The goal of this workshop is to write Cypher queries to answer the questions provided below. Along
the way, we will visualize all query results in Kùzu Explorer and gain a deeper understanding of the
data.

## Queries to answer

| Query | Description
| --- | ---
| 1 | Find all possible direct transfers to the account owned by the person whose email is `[email protected]`
**Hint:** Specify an explicit pattern in your `MATCH` clause that respects the schema, use a `WHERE` predicate to filter the target person by their email, and then `RETURN` all the connected persons who made on a direct transfer to the target person's account.
| 2 | Find all possible connections of type `Transfer`, including indirect ones up to length k = 5, between the accounts owned by `[email protected]` and `[email protected]`. You can try k > 5 to also see how the number of paths increases rapidly.
**Hint:** Specify variable-length or [recursive](https://docs.kuzudb.com/cypher/query-clauses/match/#match-variable-lengthrecursive-relationships) relationships in Cypher using the Kleene star operator `*` followed by the min and max length for the paths. If you want to count the number of paths, you can use `count(*)` in your `RETURN` clause.
| 3 | Find the shortest connection of type Transfer between the accounts owned by `[email protected]`and `[email protected]`.
**Hint:** Kùzu's Cypher dialect has a native clause to match [a single shortest path](https://docs.kuzudb.com/cypher/query-clauses/match/#single-shortest-path).

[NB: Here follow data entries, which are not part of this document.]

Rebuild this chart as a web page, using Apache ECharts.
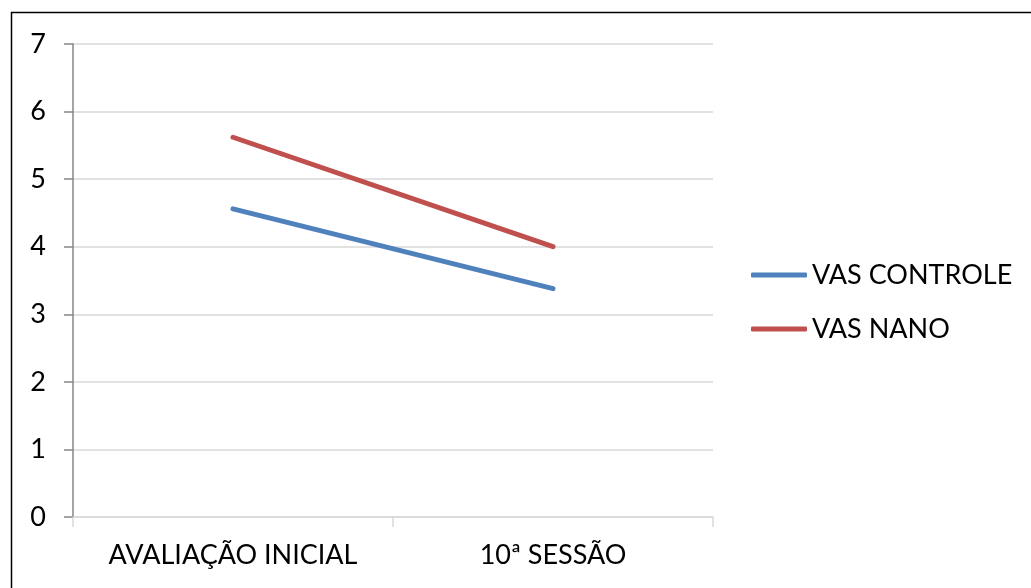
<!DOCTYPE html>
<html>
<head>
<meta charset="utf-8">
<style>
  html, body { margin: 0; padding: 0; background: #fff; }
  #chart { width: 1031px; height: 588px; }
</style>
<script src="https://cdn.jsdelivr.net/npm/echarts@6/dist/echarts.min.js"></script>
</head>
<body>
<div id="chart"></div>
<script>
// Categories and series values
const categories = ['AVALIAÇÃO INICIAL', '10ª SESSÃO'];
const vasControle = [4.56, 3.38];
const vasNano = [5.62, 4.0];
const yTicks = { min: 0, max: 7, interval: 1 };

const FONT = 'Lato, "Open Sans", sans-serif';
const chart = echarts.init(document.getElementById('chart'));

chart.setOption({
  animation: false,
  backgroundColor: '#ffffff',
  graphic: [{
    type: 'rect',
    left: 9, top: 10,
    shape: { width: 1060, height: 620 },
    style: { fill: 'none', stroke: '#000', lineWidth: 1.5 },
    silent: true
  }],
  grid: { left: 73, right: 318, top: 44, bottom: 71 },
  legend: {
    orient: 'vertical',
    left: 746, top: 254,
    itemWidth: 56, itemHeight: 5,
    itemGap: 22,
    icon: 'roundRect',
    textStyle: { fontFamily: FONT, fontSize: 27, color: '#000', lineHeight: 32 },
    data: ['VAS CONTROLE', 'VAS NANO']
  },
  xAxis: {
    type: 'category',
    data: categories,
    boundaryGap: true,
    axisLine: { lineStyle: { color: '#d9d9d9', width: 1.5 } },
    axisTick: { show: true, interval: 0, length: 10, lineStyle: { color: '#d9d9d9', width: 1.5 } },
    axisLabel: { interval: 0, hideOverlap: false, fontFamily: FONT, fontSize: 27, color: '#000', margin: 25 },
    splitLine: { show: false }
  },
  yAxis: {
    type: 'value',
    min: yTicks.min, max: yTicks.max, interval: yTicks.interval,
    axisLine: { show: true, lineStyle: { color: '#868686', width: 1.5 } },
    axisTick: { show: true, length: 9, lineStyle: { color: '#868686', width: 1.5 } },
    axisLabel: { fontFamily: FONT, fontSize: 27, color: '#000', margin: 27 },
    splitLine: { show: true, lineStyle: { color: '#d9d9d9', width: 1.5 } }
  },
  series: [
    {
      name: 'VAS CONTROLE', type: 'line', data: vasControle,
      symbol: 'none', color: '#4f81bd',
      lineStyle: { width: 5, cap: 'round', color: '#4f81bd' }
    },
    {
      name: 'VAS NANO', type: 'line', data: vasNano,
      symbol: 'none', color: '#c0504d',
      lineStyle: { width: 5, cap: 'round', color: '#c0504d' }
    }
  ]
});
</script>
</body>
</html>
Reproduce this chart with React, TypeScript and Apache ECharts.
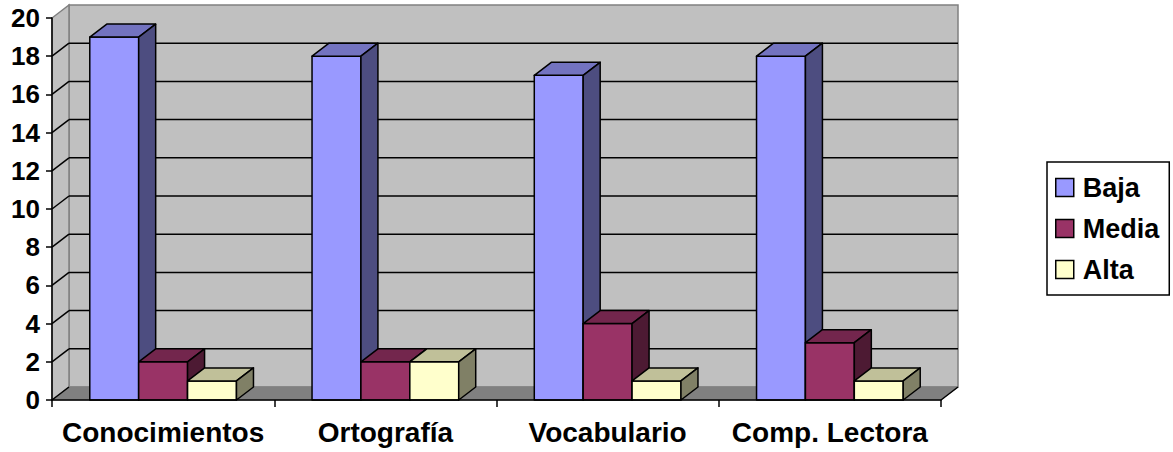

| 4 | Find **all** shortest connections of any type between the persons `[email protected]` and `[email protected]`. We are searching for any possible shortest paths, i.e., the labels of the edges do not have to be only `Owns` and `Transfer`; they can include `LivesIn` as well. That is, the path between the two people can consist of any sequence of _any_ labels.

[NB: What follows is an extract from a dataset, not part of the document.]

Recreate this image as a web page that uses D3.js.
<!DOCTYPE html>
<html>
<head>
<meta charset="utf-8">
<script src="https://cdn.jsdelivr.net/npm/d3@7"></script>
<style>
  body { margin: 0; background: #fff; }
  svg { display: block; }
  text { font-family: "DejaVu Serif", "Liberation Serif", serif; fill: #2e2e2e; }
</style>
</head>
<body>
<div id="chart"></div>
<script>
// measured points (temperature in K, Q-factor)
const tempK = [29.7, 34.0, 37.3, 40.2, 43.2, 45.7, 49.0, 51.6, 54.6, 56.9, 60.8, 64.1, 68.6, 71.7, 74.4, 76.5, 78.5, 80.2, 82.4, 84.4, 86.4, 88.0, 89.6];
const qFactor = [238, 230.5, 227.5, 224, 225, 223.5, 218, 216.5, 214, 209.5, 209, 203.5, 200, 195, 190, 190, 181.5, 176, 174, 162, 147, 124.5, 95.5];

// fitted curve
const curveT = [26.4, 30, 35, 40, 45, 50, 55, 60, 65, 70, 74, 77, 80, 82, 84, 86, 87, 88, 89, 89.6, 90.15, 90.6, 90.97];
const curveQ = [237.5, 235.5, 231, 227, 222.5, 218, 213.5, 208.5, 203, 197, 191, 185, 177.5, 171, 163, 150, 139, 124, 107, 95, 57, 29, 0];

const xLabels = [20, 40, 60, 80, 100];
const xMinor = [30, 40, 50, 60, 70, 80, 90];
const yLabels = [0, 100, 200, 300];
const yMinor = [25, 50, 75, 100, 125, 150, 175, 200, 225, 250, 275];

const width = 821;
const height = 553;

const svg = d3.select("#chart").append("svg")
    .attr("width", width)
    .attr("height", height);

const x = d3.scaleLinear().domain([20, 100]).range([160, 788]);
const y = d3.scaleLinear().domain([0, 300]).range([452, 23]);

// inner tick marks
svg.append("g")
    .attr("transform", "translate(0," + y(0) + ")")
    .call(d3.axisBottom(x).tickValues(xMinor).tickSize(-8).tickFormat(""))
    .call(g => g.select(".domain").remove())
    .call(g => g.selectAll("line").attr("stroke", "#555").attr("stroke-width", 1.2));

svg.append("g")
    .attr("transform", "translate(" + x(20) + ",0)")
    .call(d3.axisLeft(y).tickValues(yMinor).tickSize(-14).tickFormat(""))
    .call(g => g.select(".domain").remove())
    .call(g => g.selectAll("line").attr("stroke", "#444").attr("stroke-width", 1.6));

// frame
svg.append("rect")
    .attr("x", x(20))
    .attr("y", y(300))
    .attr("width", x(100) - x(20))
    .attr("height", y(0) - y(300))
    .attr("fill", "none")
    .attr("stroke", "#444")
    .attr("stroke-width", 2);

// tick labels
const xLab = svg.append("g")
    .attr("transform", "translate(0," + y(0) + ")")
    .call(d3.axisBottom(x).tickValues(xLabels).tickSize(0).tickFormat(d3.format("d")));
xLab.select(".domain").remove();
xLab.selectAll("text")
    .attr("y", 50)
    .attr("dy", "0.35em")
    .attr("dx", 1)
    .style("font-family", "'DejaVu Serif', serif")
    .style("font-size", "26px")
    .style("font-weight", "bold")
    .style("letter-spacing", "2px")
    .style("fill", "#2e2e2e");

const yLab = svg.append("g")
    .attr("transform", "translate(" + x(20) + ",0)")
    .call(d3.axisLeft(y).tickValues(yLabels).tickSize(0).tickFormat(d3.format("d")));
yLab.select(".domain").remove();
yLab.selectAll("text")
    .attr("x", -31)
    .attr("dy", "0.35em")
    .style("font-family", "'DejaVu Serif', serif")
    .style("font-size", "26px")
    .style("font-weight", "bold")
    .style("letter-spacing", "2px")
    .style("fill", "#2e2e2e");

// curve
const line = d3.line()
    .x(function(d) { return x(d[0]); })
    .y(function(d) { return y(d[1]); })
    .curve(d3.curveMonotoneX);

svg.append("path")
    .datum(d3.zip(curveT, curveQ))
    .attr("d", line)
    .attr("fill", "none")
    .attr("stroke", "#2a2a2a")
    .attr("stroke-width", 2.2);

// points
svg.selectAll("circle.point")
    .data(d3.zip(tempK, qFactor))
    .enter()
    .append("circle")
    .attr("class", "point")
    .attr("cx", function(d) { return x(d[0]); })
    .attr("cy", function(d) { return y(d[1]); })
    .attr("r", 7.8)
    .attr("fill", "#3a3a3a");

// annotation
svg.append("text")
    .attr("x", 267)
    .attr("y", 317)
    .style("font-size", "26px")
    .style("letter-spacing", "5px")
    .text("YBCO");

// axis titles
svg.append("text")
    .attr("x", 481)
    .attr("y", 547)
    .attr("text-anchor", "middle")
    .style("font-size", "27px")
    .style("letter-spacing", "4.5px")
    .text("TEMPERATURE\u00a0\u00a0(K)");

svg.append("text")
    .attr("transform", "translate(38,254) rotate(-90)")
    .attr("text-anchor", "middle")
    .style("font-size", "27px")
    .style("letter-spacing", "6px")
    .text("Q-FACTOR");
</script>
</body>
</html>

**Hint:** Use Cypher's flexible relationship matching using [multiple labels](https://docs.kuzudb.com/cypher/query-clauses/match/#match-relationships-with-multi-labels) or [any labels](https://docs.kuzudb.com/cypher/query-clauses/match/#match-relationships-with-any-label). Kùzu Cypher also provides a clause to find [all shortest paths between nodes](https://docs.kuzudb.com/cypher/query-clauses/match/#all-shortest-paths), which can be used if you think there are multiple paths of the same shortest length and you want to retrieve all of them.
| 5 | Find 3 persons who have all transferred money to each other (in at least one direction).
**Hint:** For this pattern query, you may need to eliminate duplicate results from undirected path matches. Cypher provides a [`DISTINCT`](https://docs.kuzudb.com/cypher/query-clauses/return/#using-distinct-for-duplicate-elimination) clause for exactly this.
| 6 | **a)** Find an important account that has the highest number of incoming transactions.
**Hint:** Use [group by and aggregate](https://docs.kuzudb.com/cypher/query-clauses/return/#group-by-and-aggregations) to *count* of incoming edges. For reference, all possible aggregate functions are [here](https://docs.kuzudb.com/cypher/expressions/aggregate-functions/).
**b)** Find an important account that has received the most dollars.
**Hint:** Do a [group by and aggregate](https://docs.kuzudb.com/cypher/query-clauses/return/#group-by-and-aggregations) to *sum* of the amounts on the incoming edges.
| 7 | Find the accounts that are the "most central". We will use the notion of highest “betweenness centrality” (BC).
**Note:** This part will be done in Python via the NetworkX library.

> [!NOTE]
> Betweenness centrality is a measure of the number of shortest paths that pass through a node. It is calculated as the number of shortest paths that pass through a node divided by the total number of shortest paths between all pairs of nodes.